Pourtant, en termes de présence médiatique, l’Espagne n’occupe que le 5ème rang européen, derrière l’Italie, quand ses résultats récents lui confèrerait le 4ème. L’explication, selon Michele Calcaterra, correspondant de « Il sole 24 ore » à Madrid, ne serait pas seulement économique : «l’Espagne passe après le Royaume-Unis, en tête dans le secteur banquier et financier, et après l’Allemagne, qui a de nombreux groupes puissants. Ensuite, l’Italie est très attentive à ce qu’il se passe en Espagne, nous avons de nombreux points communs géographiques et culturels. Mais les liens avec la France sont plus anciens et plus solides, y compris culturellement. Les économies française et italienne sont donc plus étroitement mélées.»


La dynamique espagnole ne suscite pas que de l’admiration, mais parfois des réactions acerbes de la part de ses concurrents les plus directs. Un thème a notamment suscité de l’émotion du côté de Rome : celui du fameux dépassement de l’économie italienne par son homologue espagnole, selon Eurostat. Un fait démenti par les journaux italiens, alors que depuis Paris, qui voit Madrid se rapprocher, on accueille avec scepticisme le « miracle » espagnol. Le pays s’est modernisé depuis l’extérieur, grâce à l’argent de l’union européenne. Et selon Gilles Senges, des Echos, « le phénomène des « conquistadors » est d’abord dû au fait que selon la loi espagnole, une acquisition de capitaux étrangers donne droit à des déductions fiscales conséquentes. Appatés, les groupes ibériques se sont rués sur les entreprises européennes, pour mieux se prendre les pieds dans le tapis. La crise de l’immobilier les a fait durement chuter : Ferrovial et Safir ont aujourd’hui 30 et 20 milliards de dettes, et Colonial est poursuivi par ses créanciers ».


Une mauvaise gestion à attribuer, toujours selon les Echos, à une culture économique parfois archaïque : connivence, népotisme, certaines pratiques évoquent la France des années 80. Dans les CA, la modernisation des mentalités se ferait toujours attendre. La figure du patron-fondateur tout puissant, comme Botin de Banco Santander, est souvent trop présente et grêve l’efficacité. La faute au facteur culturel, et aussi au système de l’actionnaire privilégié, qui permet, avec 30% des parts, d’être le seul maître à bord. Mark Mulligan, du Financial Times, déplore quant à lui le manque de transparence de la part du gouvernement. « C’est parfois difficile d’accéder à des responsables, et interviewer un ministre, c’est mission impossible. Plus qu’en Angleterre, un journaliste a besoin d’un réseau d’amitiés pour avoir accès aux cadres supérieurs de l’état ou d’une grande entreprise. » D’autres correspondants se plaignent du manque de transparence dans les comptes des entreprises privées, soupçonnant des pratiques illégales : Certaines banques, embourbées dans la crise immobilière, continuent de présenter d’excellents résultats, à la surprise générale.
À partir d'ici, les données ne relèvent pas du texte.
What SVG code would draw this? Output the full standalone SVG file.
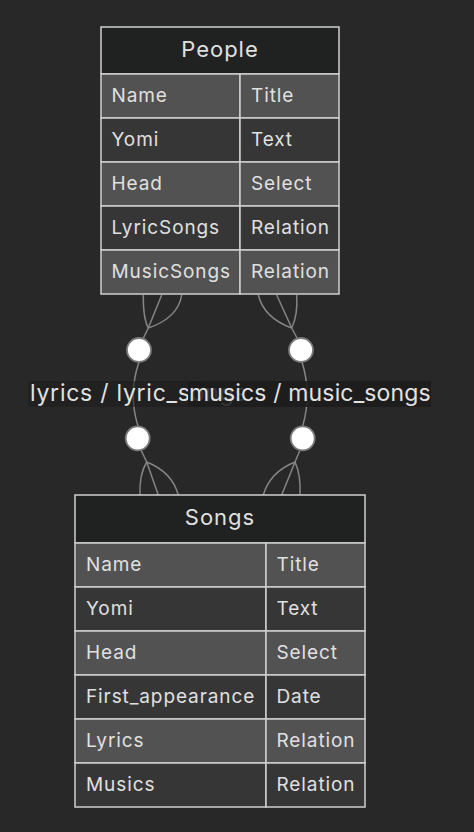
<svg xmlns="http://www.w3.org/2000/svg" width="474" height="832" viewBox="0 0 474 832">
<style>
.bg{fill:#282828}
.hdr{fill:#202121;stroke:#cfcfcf;stroke-width:1.5}
.rl{fill:#525252;stroke:#cfcfcf;stroke-width:1.5}
.rd{fill:#363636;stroke:#cfcfcf;stroke-width:1.5}
.t{font-family:Inter,"Liberation Sans",sans-serif;font-size:19px;letter-spacing:0.9px;fill:#e0e0e0}
.h{font-family:Inter,"Liberation Sans",sans-serif;font-size:22px;letter-spacing:1px;fill:#e0e0e0;text-anchor:middle}
.c{fill:none;stroke:#858585;stroke-width:1.5}
.dot{fill:#ffffff;stroke:#7a7a7a;stroke-width:1.8}
.lbl{font-family:Inter,"Liberation Sans",sans-serif;font-size:23px;fill:#e2e2e2}
.lb{fill:#1c1c1c}
</style>
<rect class="bg" x="0" y="0" width="474" height="832"/>
<g id="connectors">
  <path class="c" d="M143.3,295 Q143,318 148.3,328"/>
  <path class="c" d="M161.7,295 L148.3,328"/>
  <path class="c" d="M181.7,295 Q178,318 148.3,328"/>
  <path class="c" d="M148.3,328 L142,341"/>
  <path class="c" d="M139,362 Q128,394 138,426"/>
  <path class="c" d="M141,450 L146.7,462"/>
  <path class="c" d="M146.7,462 Q139,475 140,495"/>
  <path class="c" d="M146.7,462 L158.3,495"/>
  <path class="c" d="M146.7,462 Q172,472 178.3,495"/>
  <path class="c" d="M258.3,295 Q264,318 291.7,328"/>
  <path class="c" d="M276.7,295 L291.7,328"/>
  <path class="c" d="M296.7,295 Q298,315 291.7,328"/>
  <path class="c" d="M291.7,328 L297,338"/>
  <path class="c" d="M302,362 Q312,394 302.7,426"/>
  <path class="c" d="M300,450 L295,462"/>
  <path class="c" d="M295,462 Q270,472 263.3,495"/>
  <path class="c" d="M295,462 L281.7,495"/>
  <path class="c" d="M295,462 Q301,475 300,495"/>
  <circle class="dot" cx="139" cy="350" r="12"/>
  <circle class="dot" cx="137.7" cy="438.3" r="12"/>
  <circle class="dot" cx="301" cy="350" r="12"/>
  <circle class="dot" cx="302.7" cy="438.3" r="12"/>
  <rect class="lb" x="28" y="381" width="175" height="26" opacity="0.6"/>
  <text class="lbl" x="30" y="401" letter-spacing="0.75">lyrics / lyric_songs</text>
  <rect class="lb" x="188" y="381" width="243" height="26" opacity="0.87"/>
  <text class="lbl" x="189" y="401" letter-spacing="0.15">musics / music_songs</text>
</g>
<g id="People">
  <rect class="hdr" x="101" y="27" width="238" height="47"/>
  <text class="h" x="220" y="57">People</text>
  <rect class="rl" x="101" y="74" width="139" height="44"/>
  <rect class="rl" x="240" y="74" width="99" height="44"/>
  <rect class="rd" x="101" y="118" width="139" height="44"/>
  <rect class="rd" x="240" y="118" width="99" height="44"/>
  <rect class="rl" x="101" y="162" width="139" height="44"/>
  <rect class="rl" x="240" y="162" width="99" height="44"/>
  <rect class="rd" x="101" y="206" width="139" height="44"/>
  <rect class="rd" x="240" y="206" width="99" height="44"/>
  <rect class="rl" x="101" y="250" width="139" height="44"/>
  <rect class="rl" x="240" y="250" width="99" height="44"/>
  <text class="t" x="111.5" y="102">Name</text><text class="t" x="251" y="102">Title</text>
  <text class="t" x="111.5" y="146">Yomi</text><text class="t" x="251" y="146">Text</text>
  <text class="t" x="111.5" y="190">Head</text><text class="t" x="251" y="190">Select</text>
  <text class="t" x="111.5" y="234">LyricSongs</text><text class="t" x="251" y="234">Relation</text>
  <text class="t" x="111.5" y="278">MusicSongs</text><text class="t" x="251" y="278">Relation</text>
</g>
<g id="Songs">
  <rect class="hdr" x="75" y="495" width="290" height="48"/>
  <text class="h" x="220" y="525">Songs</text>
  <rect class="rl" x="75" y="543" width="191" height="44"/>
  <rect class="rl" x="266" y="543" width="99" height="44"/>
  <rect class="rd" x="75" y="587" width="191" height="44"/>
  <rect class="rd" x="266" y="587" width="99" height="44"/>
  <rect class="rl" x="75" y="631" width="191" height="44"/>
  <rect class="rl" x="266" y="631" width="99" height="44"/>
  <rect class="rd" x="75" y="675" width="191" height="44"/>
  <rect class="rd" x="266" y="675" width="99" height="44"/>
  <rect class="rl" x="75" y="719" width="191" height="44"/>
  <rect class="rl" x="266" y="719" width="99" height="44"/>
  <rect class="rd" x="75" y="763" width="191" height="44"/>
  <rect class="rd" x="266" y="763" width="99" height="44"/>
  <text class="t" x="86" y="571">Name</text><text class="t" x="276.5" y="571">Title</text>
  <text class="t" x="86" y="615">Yomi</text><text class="t" x="276.5" y="615">Text</text>
  <text class="t" x="86" y="659">Head</text><text class="t" x="276.5" y="659">Select</text>
  <text class="t" x="86" y="703">First_appearance</text><text class="t" x="276.5" y="703">Date</text>
  <text class="t" x="86" y="747">Lyrics</text><text class="t" x="276.5" y="747">Relation</text>
  <text class="t" x="86" y="791">Musics</text><text class="t" x="276.5" y="791">Relation</text>
</g>
</svg>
Dans ce tableau, la Catalogne reste une eternelle incomprise. Aux yeux des correspondants internationaux, tous en poste à Madrid, elle n’a pas su tirer suffisament parti de son renouveau dans les années 90. Même si elle reste un poumon économique de l’Espagne, à l’image du pays basque, elle n’a plus ce monopole de la modernité dont elle jouissait il y a 100 ans, et qu’on a cru ranimer en 1992 avec la flamme olympique. Vu depuis la presse étrangère, le catalanisme et son complexe d’infériorité ne sont pas des atouts sur le plan économique, au contraire. Même si les entreprises locales (comme la Caixa ou Abertis) sont des valeurs sûres, elle peine a attirer les investisseurs étrangers, qui se tournent naturellement vers Madrid, aujourd’hui perçue comme plus dynamique. La capitale espagnole a en effet explosé depuis 15 ans et s’est affirmée comme nouveau pôle économique européen, au détriment de la cité condale.


L’Espagne est aujourd’hui vue comme une économie jeune, se préparant à faire face à sa première crise moderne. Après l’âge d’or, et malgré sa grande compétitivité, l’aterrissage sera brutal, selon la presse économique internationale. Le temps du « miracle espagnol » est révolu ; à l’Espagne de prouver qu’elle n’a pas fini de tirer profit de son dynamisme.